Write out the data again exactly, skipping every picture.

--------------------------------------------------

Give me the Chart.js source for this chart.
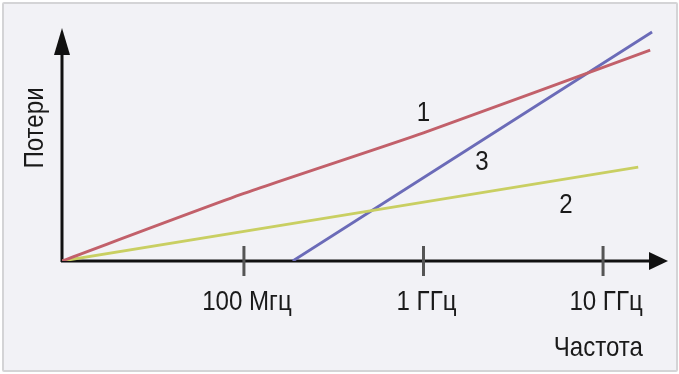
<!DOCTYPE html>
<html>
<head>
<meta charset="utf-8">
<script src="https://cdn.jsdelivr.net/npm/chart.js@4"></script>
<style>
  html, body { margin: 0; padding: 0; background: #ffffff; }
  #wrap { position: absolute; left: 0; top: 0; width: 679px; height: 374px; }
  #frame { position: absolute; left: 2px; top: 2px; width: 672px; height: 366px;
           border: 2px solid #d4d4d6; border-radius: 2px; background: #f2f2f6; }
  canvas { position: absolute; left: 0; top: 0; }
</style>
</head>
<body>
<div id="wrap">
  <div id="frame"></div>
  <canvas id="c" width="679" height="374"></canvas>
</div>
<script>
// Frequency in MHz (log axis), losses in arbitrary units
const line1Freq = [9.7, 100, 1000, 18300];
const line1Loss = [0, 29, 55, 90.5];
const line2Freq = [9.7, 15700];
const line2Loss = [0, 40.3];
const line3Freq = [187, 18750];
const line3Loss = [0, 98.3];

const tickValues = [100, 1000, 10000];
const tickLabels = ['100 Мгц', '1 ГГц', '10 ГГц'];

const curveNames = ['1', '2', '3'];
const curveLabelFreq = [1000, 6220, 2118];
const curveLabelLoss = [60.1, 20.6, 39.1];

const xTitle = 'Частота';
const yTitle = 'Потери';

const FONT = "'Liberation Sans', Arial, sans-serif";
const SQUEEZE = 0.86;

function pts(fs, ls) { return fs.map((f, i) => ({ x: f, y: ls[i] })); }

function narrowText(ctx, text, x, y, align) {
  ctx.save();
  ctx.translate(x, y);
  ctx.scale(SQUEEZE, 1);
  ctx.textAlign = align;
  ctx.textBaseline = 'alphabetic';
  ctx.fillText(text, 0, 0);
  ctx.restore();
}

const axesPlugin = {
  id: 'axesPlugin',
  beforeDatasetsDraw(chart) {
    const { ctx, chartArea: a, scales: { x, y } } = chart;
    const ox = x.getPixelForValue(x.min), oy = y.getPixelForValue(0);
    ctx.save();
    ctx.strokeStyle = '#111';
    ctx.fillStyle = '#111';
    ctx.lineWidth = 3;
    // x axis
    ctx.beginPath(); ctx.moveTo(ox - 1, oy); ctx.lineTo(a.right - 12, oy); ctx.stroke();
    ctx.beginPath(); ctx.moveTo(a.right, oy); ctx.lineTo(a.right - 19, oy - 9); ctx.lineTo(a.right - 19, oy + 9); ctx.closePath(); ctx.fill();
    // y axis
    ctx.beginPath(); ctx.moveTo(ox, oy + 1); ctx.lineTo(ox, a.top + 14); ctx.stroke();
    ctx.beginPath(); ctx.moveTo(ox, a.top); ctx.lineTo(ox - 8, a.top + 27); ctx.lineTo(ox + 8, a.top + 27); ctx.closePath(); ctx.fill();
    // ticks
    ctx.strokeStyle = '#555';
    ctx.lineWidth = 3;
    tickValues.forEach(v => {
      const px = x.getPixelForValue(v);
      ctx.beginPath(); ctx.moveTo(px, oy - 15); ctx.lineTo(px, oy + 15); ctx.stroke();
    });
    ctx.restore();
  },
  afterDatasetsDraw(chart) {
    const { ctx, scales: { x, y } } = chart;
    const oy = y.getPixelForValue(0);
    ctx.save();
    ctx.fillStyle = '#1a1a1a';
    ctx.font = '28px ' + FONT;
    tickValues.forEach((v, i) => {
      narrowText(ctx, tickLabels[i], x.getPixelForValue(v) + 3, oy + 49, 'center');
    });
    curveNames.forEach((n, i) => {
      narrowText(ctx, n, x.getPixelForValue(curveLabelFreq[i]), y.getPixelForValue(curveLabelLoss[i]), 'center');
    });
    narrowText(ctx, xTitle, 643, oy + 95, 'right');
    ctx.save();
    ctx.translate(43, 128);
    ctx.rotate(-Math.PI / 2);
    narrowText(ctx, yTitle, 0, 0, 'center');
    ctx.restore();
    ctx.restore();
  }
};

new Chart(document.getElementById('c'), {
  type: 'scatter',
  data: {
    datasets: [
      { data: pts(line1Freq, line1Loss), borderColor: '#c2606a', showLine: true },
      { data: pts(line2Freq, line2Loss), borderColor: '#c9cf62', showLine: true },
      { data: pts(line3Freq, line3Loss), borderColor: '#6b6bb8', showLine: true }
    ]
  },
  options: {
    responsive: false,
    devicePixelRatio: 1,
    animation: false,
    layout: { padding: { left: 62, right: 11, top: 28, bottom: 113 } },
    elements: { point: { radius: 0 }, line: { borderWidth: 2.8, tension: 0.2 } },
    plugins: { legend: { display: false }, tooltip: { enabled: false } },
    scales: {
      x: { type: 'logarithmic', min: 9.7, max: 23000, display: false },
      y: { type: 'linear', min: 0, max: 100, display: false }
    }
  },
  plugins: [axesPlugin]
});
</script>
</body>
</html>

--------------------------------------------------

● **Answer to this exercise**:
Give me the Chart.js source for this chart.
<!DOCTYPE html>
<html>
<head>
<meta charset="utf-8">
<script src="https://cdn.jsdelivr.net/npm/chart.js@4"></script>
<style>
  html, body { margin: 0; padding: 0; background: #ffffff; }
  #wrap { position: absolute; left: 0; top: 0; width: 679px; height: 374px; }
  #frame { position: absolute; left: 2px; top: 2px; width: 672px; height: 366px;
           border: 2px solid #d4d4d6; border-radius: 2px; background: #f2f2f6; }
  canvas { position: absolute; left: 0; top: 0; }
</style>
</head>
<body>
<div id="wrap">
  <div id="frame"></div>
  <canvas id="c" width="679" height="374"></canvas>
</div>
<script>
// Frequency in MHz (log axis), losses in arbitrary units
const line1Freq = [9.7, 100, 1000, 18300];
const line1Loss = [0, 29, 55, 90.5];
const line2Freq = [9.7, 15700];
const line2Loss = [0, 40.3];
const line3Freq = [187, 18750];
const line3Loss = [0, 98.3];

const tickValues = [100, 1000, 10000];
const tickLabels = ['100 Мгц', '1 ГГц', '10 ГГц'];

const curveNames = ['1', '2', '3'];
const curveLabelFreq = [1000, 6220, 2118];
const curveLabelLoss = [60.1, 20.6, 39.1];

const xTitle = 'Частота';
const yTitle = 'Потери';

const FONT = "'Liberation Sans', Arial, sans-serif";
const SQUEEZE = 0.86;

function pts(fs, ls) { return fs.map((f, i) => ({ x: f, y: ls[i] })); }

function narrowText(ctx, text, x, y, align) {
  ctx.save();
  ctx.translate(x, y);
  ctx.scale(SQUEEZE, 1);
  ctx.textAlign = align;
  ctx.textBaseline = 'alphabetic';
  ctx.fillText(text, 0, 0);
  ctx.restore();
}

const axesPlugin = {
  id: 'axesPlugin',
  beforeDatasetsDraw(chart) {
    const { ctx, chartArea: a, scales: { x, y } } = chart;
    const ox = x.getPixelForValue(x.min), oy = y.getPixelForValue(0);
    ctx.save();
    ctx.strokeStyle = '#111';
    ctx.fillStyle = '#111';
    ctx.lineWidth = 3;
    // x axis
    ctx.beginPath(); ctx.moveTo(ox - 1, oy); ctx.lineTo(a.right - 12, oy); ctx.stroke();
    ctx.beginPath(); ctx.moveTo(a.right, oy); ctx.lineTo(a.right - 19, oy - 9); ctx.lineTo(a.right - 19, oy + 9); ctx.closePath(); ctx.fill();
    // y axis
    ctx.beginPath(); ctx.moveTo(ox, oy + 1); ctx.lineTo(ox, a.top + 14); ctx.stroke();
    ctx.beginPath(); ctx.moveTo(ox, a.top); ctx.lineTo(ox - 8, a.top + 27); ctx.lineTo(ox + 8, a.top + 27); ctx.closePath(); ctx.fill();
    // ticks
    ctx.strokeStyle = '#555';
    ctx.lineWidth = 3;
    tickValues.forEach(v => {
      const px = x.getPixelForValue(v);
      ctx.beginPath(); ctx.moveTo(px, oy - 15); ctx.lineTo(px, oy + 15); ctx.stroke();
    });
    ctx.restore();
  },
  afterDatasetsDraw(chart) {
    const { ctx, scales: { x, y } } = chart;
    const oy = y.getPixelForValue(0);
    ctx.save();
    ctx.fillStyle = '#1a1a1a';
    ctx.font = '28px ' + FONT;
    tickValues.forEach((v, i) => {
      narrowText(ctx, tickLabels[i], x.getPixelForValue(v) + 3, oy + 49, 'center');
    });
    curveNames.forEach((n, i) => {
      narrowText(ctx, n, x.getPixelForValue(curveLabelFreq[i]), y.getPixelForValue(curveLabelLoss[i]), 'center');
    });
    narrowText(ctx, xTitle, 643, oy + 95, 'right');
    ctx.save();
    ctx.translate(43, 128);
    ctx.rotate(-Math.PI / 2);
    narrowText(ctx, yTitle, 0, 0, 'center');
    ctx.restore();
    ctx.restore();
  }
};

new Chart(document.getElementById('c'), {
  type: 'scatter',
  data: {
    datasets: [
      { data: pts(line1Freq, line1Loss), borderColor: '#c2606a', showLine: true },
      { data: pts(line2Freq, line2Loss), borderColor: '#c9cf62', showLine: true },
      { data: pts(line3Freq, line3Loss), borderColor: '#6b6bb8', showLine: true }
    ]
  },
  options: {
    responsive: false,
    devicePixelRatio: 1,
    animation: false,
    layout: { padding: { left: 62, right: 11, top: 28, bottom: 113 } },
    elements: { point: { radius: 0 }, line: { borderWidth: 2.8, tension: 0.2 } },
    plugins: { legend: { display: false }, tooltip: { enabled: false } },
    scales: {
      x: { type: 'logarithmic', min: 9.7, max: 23000, display: false },
      y: { type: 'linear', min: 0, max: 100, display: false }
    }
  },
  plugins: [axesPlugin]
});
</script>
</body>
</html>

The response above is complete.